Thursday, 2 June 2016

Ghostface Killah - Fishscale (2006)


It's true what they say about how time seems to whizz past as you get older. I still think of this as the new Ghostface record, despite it having come out over a decade ago and being, according to Wikipedia, eight albums past for Mr. Killah. Well, I only just happened across a copy recently, and I've been having a pretty busy time of it over the last decade, so that's my excuse.

For anyone suffering an even greater degree of either senility or general ignorance than myself, Ghostface Killah has long been one of the main reasons you would ever buy a Wu-Tang Clan record - a man named after someone from a martial arts flick and one of the few rappers who can get away with breaking down in James Brown-style tears on a stage without having tiresome wankers question his masculinity. His delivery is engaging and so intensely personal that it's hard not to find yourself affected, drawn into the telling, even given how seriously fucking weird that telling can sometimes be - the rap Mark E. Smith on some days, if that isn't too lazy an analogy.

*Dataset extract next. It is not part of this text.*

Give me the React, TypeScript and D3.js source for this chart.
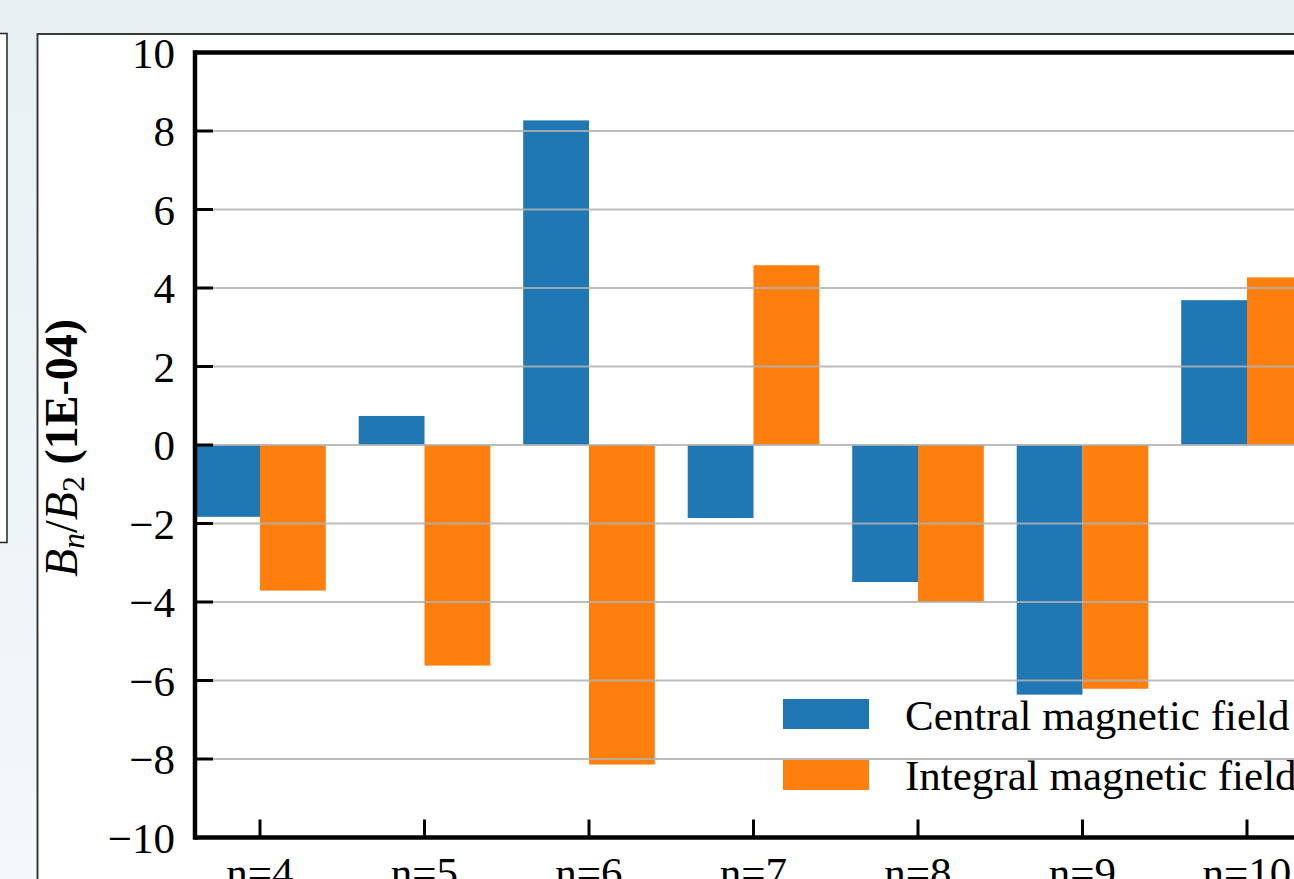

Fishscale - slang for the absolute Ferrero Rocher of nose candy, you may not be entirely surprised to learn - is unusually focussed, and low on random bursts of surrealism, instead seeming to follow a loosely coherent narrative. Admittedly it's probably not the first time we've encountered said narrative - times being tough, selling the nose candy just to get by, memories of wetting the bed and getting spanked, life on the mean streets and so on and so forth - but it's as valid a tale as it's ever been given that the same terms and conditions still apply for half the people listening to this thing and some of those involved in recording it. Additionally, it's worth remembering that Ghostface is more or less incapable of delivering a prosaic line and could make a laundry list sound like a matter of life and death.

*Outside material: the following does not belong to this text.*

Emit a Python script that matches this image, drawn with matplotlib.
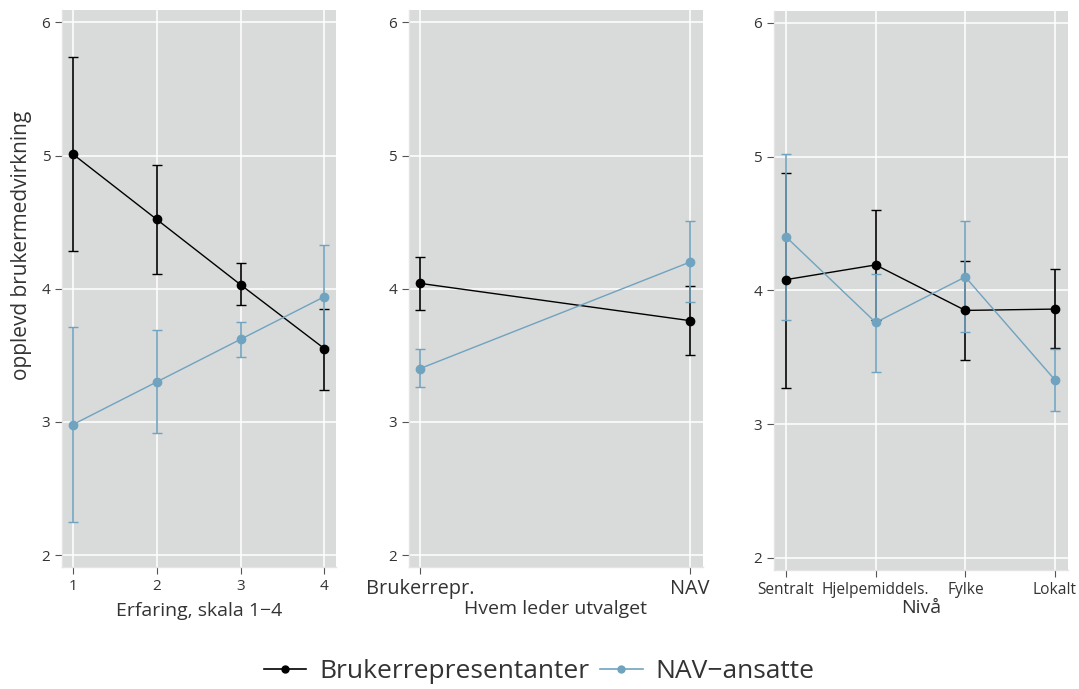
import matplotlib.pyplot as plt
from matplotlib.lines import Line2D

plt.rcParams['font.family'] = ['Open Sans', 'DejaVu Sans']

# ====================== DATA ======================
series_names = ["Brukerrepresentanter", "NAV\u2212ansatte"]

# Panel 1: Erfaring
erfaring_x = [1, 2, 3, 4]
erfaring_bruker = [5.01, 4.52, 4.03, 3.55]
erfaring_bruker_lo = [4.28, 4.11, 3.88, 3.24]
erfaring_bruker_hi = [5.74, 4.93, 4.19, 3.85]
erfaring_nav = [2.98, 3.30, 3.62, 3.94]
erfaring_nav_lo = [2.25, 2.92, 3.49, 3.56]
erfaring_nav_hi = [3.71, 3.69, 3.75, 4.33]

# Panel 2: Hvem leder utvalget
leder_labels = ["Brukerrepr.", "NAV"]
leder_bruker = [4.04, 3.76]
leder_bruker_lo = [3.84, 3.50]
leder_bruker_hi = [4.24, 4.02]
leder_nav = [3.40, 4.20]
leder_nav_lo = [3.26, 3.90]
leder_nav_hi = [3.55, 4.51]

# Panel 3: Nivaa
niva_labels = ["Sentralt", "Hjelpemiddels.", "Fylke", "Lokalt"]
niva_bruker = [4.08, 4.19, 3.85, 3.86]
niva_bruker_lo = [3.27, 3.78, 3.48, 3.57]
niva_bruker_hi = [4.88, 4.60, 4.22, 4.16]
niva_nav = [4.40, 3.76, 4.10, 3.33]
niva_nav_lo = [3.78, 3.39, 3.69, 3.10]
niva_nav_hi = [5.02, 4.12, 4.52, 3.56]

# ====================== STYLE ======================
BLACK = "#000000"
BLUE = "#6fa3bf"
PANEL_BG = "#d9dada"
TEXT_COLOR = "#333333"


def style_axes(ax):
    ax.set_facecolor(PANEL_BG)
    ax.grid(True, color="white", linewidth=1.1)
    ax.set_axisbelow(True)
    for side in ["top", "right"]:
        ax.spines[side].set_visible(False)
    for side in ["left", "bottom"]:
        ax.spines[side].set_color("#e4e4e4")
        ax.spines[side].set_linewidth(1.0)
    ax.set_ylim(1.91, 6.09)
    ax.set_yticks([2, 3, 4, 5, 6])
    ax.tick_params(axis="both", colors="#555555", labelcolor=TEXT_COLOR,
                   length=5, width=0.8, labelsize=11)


def draw_series(ax, x, y, lo, hi, color):
    yerr = [[m - l for m, l in zip(y, lo)], [h - m for m, h in zip(y, hi)]]
    ax.errorbar(x, y, yerr=yerr, color=color, marker="o", markersize=6,
                linewidth=1.0, elinewidth=1.2, capsize=3.5, capthick=1.0)


fig = plt.figure(figsize=(10.79, 6.89), dpi=100)

# ---- panel 1
ax1 = fig.add_axes([0.0575, 0.177, 0.254, 0.808])
style_axes(ax1)
draw_series(ax1, erfaring_x, erfaring_bruker, erfaring_bruker_lo, erfaring_bruker_hi, BLACK)
draw_series(ax1, erfaring_x, erfaring_nav, erfaring_nav_lo, erfaring_nav_hi, BLUE)
ax1.set_xlim(0.87, 4.14)
ax1.set_xticks(erfaring_x)
ax1.set_xlabel("Erfaring, skala 1\u22124", fontsize=14, color=TEXT_COLOR, labelpad=6)
ax1.set_ylabel("opplevd brukermedvirkning", fontsize=15, color=TEXT_COLOR)
ax1.yaxis.set_label_coords(-0.111, 0.578)

# ---- panel 2
ax2 = fig.add_axes([0.379, 0.177, 0.2725, 0.808])
style_axes(ax2)
lx = list(range(len(leder_labels)))
draw_series(ax2, lx, leder_bruker, leder_bruker_lo, leder_bruker_hi, BLACK)
draw_series(ax2, lx, leder_nav, leder_nav_lo, leder_nav_hi, BLUE)
ax2.set_xlim(-0.041, 1.048)
ax2.set_xticks(lx)
ax2.set_xticklabels(leder_labels, fontsize=14.3)
ax2.set_xlabel("Hvem leder utvalget", fontsize=14, color=TEXT_COLOR, labelpad=1)

# ---- panel 3
ax3 = fig.add_axes([0.7173, 0.1727, 0.2725, 0.8118])
style_axes(ax3)
nx = list(range(len(niva_labels)))
draw_series(ax3, nx, niva_bruker, niva_bruker_lo, niva_bruker_hi, BLACK)
draw_series(ax3, nx, niva_nav, niva_nav_lo, niva_nav_hi, BLUE)
ax3.set_xlim(-0.134, 3.145)
ax3.set_xticks(nx)
ax3.set_xticklabels(niva_labels, fontsize=11.2)
ax3.set_xlabel("Niv\u00e5", fontsize=14, color=TEXT_COLOR, labelpad=1)

# ---- legend
handles = [Line2D([], [], color=c, marker="o", markersize=5, linewidth=1.2)
           for c in [BLACK, BLUE]]
fig.legend(handles, series_names, loc="lower center", bbox_to_anchor=(0.5, -0.027),
           ncol=2, frameon=False, fontsize=19, handlelength=1.6,
           handletextpad=0.5, columnspacing=0.4, labelcolor=TEXT_COLOR)

fig.savefig("out.png", dpi=100)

It probably helps that Fishscale is musically similar to Supreme Clientele - his previous masterpiece - being a rough and raw summation of old soul moves which really hit the point home, giving a rich and emotionally potent support to the story as it unfolds; and yes, soul music - because we seem to have forgotten how that stuff was once as raw and painful as fuck, a very different, significantly more powerful beast than the slick and shiny suited croon-wank it became in the eighties. Ghostface clearly hasn't forgotten, and here we get something warm with bad lighting, broken piano and horn sections rescued from crumbling old eight tracks and scratchy discs cut in dirt cheap studios. It has the feel of a live band without sounding anything like one, definitely something organic, even when it obviously isn't - the tape recording of a ping-pong match looped to embellish the beat on Dogs of War, for example; the terrifying drone of Clipse of Doom; and Jellyfish which weirdly reminds me of Stereolab. At least on this album, Ghostface Killah, excels at giving you something entirely unlike whatever you've already heard which nevertheless feels as fundamentally rooted in the very heart of its culture as anything which ever happened in a Bronx basketball court in the seventies. It should also be kept in mind that this review is probably a verbose load of old wank, so it would be easier all round if you just listened to the album.